Another British import were the films of Hammer Studios that is known primarily as the 'other' studio that made Dracula, Mummy, Werewolf and Frankenstein films. But, Hammer Studios did much more than refurbish classic horror films.

The Art Of Hammer looks at the posters promoting the various film genres produced by Hammer Films. Marcus Hearn has compiled a full-color and black and white photo gallery of poster art broken down by decade, starting with the 1950s.

Look for war, horror, suspense and other exciting posters paying tribute to a film studio that made camp cool.

Comic book artist Jim Lee is a phenomenon, but that wasn't always the case.
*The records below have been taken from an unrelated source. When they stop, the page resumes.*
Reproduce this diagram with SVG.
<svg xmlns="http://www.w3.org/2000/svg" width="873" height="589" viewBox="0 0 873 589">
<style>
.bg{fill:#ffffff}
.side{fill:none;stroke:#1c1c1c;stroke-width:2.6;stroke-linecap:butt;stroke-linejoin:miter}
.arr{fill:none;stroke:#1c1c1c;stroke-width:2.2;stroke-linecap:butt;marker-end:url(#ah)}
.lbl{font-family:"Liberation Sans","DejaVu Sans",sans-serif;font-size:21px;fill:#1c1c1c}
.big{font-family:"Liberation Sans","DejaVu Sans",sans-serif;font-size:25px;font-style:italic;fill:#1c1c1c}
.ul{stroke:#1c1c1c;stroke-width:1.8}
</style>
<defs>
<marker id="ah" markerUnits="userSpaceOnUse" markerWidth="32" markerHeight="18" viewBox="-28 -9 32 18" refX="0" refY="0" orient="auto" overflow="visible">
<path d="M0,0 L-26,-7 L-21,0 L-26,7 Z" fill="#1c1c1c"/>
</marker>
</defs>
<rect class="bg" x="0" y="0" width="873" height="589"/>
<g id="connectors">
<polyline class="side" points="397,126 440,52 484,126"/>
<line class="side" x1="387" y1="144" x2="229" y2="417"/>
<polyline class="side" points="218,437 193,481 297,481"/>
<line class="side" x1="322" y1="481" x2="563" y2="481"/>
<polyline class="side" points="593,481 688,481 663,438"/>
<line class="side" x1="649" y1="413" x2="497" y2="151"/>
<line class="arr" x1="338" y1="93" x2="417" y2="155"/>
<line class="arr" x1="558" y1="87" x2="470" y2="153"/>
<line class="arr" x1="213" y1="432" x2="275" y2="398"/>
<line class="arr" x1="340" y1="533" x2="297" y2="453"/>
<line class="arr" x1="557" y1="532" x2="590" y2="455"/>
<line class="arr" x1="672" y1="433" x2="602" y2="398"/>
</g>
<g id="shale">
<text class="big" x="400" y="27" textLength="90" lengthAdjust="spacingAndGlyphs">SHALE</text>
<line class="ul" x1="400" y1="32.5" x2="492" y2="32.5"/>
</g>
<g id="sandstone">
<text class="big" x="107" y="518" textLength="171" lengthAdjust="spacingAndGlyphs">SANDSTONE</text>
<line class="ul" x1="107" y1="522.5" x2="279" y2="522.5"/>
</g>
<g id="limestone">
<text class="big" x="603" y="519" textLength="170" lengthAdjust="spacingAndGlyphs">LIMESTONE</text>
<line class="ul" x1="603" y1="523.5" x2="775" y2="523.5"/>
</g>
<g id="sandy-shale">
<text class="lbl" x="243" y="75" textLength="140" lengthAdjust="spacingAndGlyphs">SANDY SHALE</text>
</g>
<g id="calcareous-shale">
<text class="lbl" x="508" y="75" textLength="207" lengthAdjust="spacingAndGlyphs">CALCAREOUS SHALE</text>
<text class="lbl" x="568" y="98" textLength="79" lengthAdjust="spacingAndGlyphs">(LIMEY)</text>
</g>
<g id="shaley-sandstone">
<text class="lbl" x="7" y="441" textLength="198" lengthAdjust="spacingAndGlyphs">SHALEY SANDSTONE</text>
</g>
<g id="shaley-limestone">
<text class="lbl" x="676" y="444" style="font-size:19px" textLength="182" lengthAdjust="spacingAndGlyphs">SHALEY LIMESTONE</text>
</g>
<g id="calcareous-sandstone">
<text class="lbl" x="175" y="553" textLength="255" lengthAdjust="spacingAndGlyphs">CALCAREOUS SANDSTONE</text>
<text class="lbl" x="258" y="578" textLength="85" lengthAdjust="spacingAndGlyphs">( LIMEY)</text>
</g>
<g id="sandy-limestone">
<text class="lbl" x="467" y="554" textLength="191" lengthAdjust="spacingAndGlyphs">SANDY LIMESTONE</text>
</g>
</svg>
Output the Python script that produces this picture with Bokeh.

I remember the first time I saw Jim's work and while I considered his work 'adequate' at the time I had no idea he would go on to become one of the greatest come book artists of all time.

In Titan Books' Icons: The DC Comics And Wildstorm Art Of Jim Lee, readers are treated to page-after-page of gorgeous pencils, inks and color work of the proficient and imaginative artist.

Learn how Jim Lee took stalwart DC characters like Batman and Superman and made them his own and how when he split with Marvel in the early 1990s he would go on with other creators to form Wildstorm Studios.

As a designer and illustrator (although far less talented than Lee) I can appreciate the talent and craft that went into each and every piece of art Jim put his pencil to.

This is more than a book about an artist. It is an examination of a true creative genius and a peek inside the mind of a talented creator of people, places and things pulled form his fertile imagination and given two-dimensional life.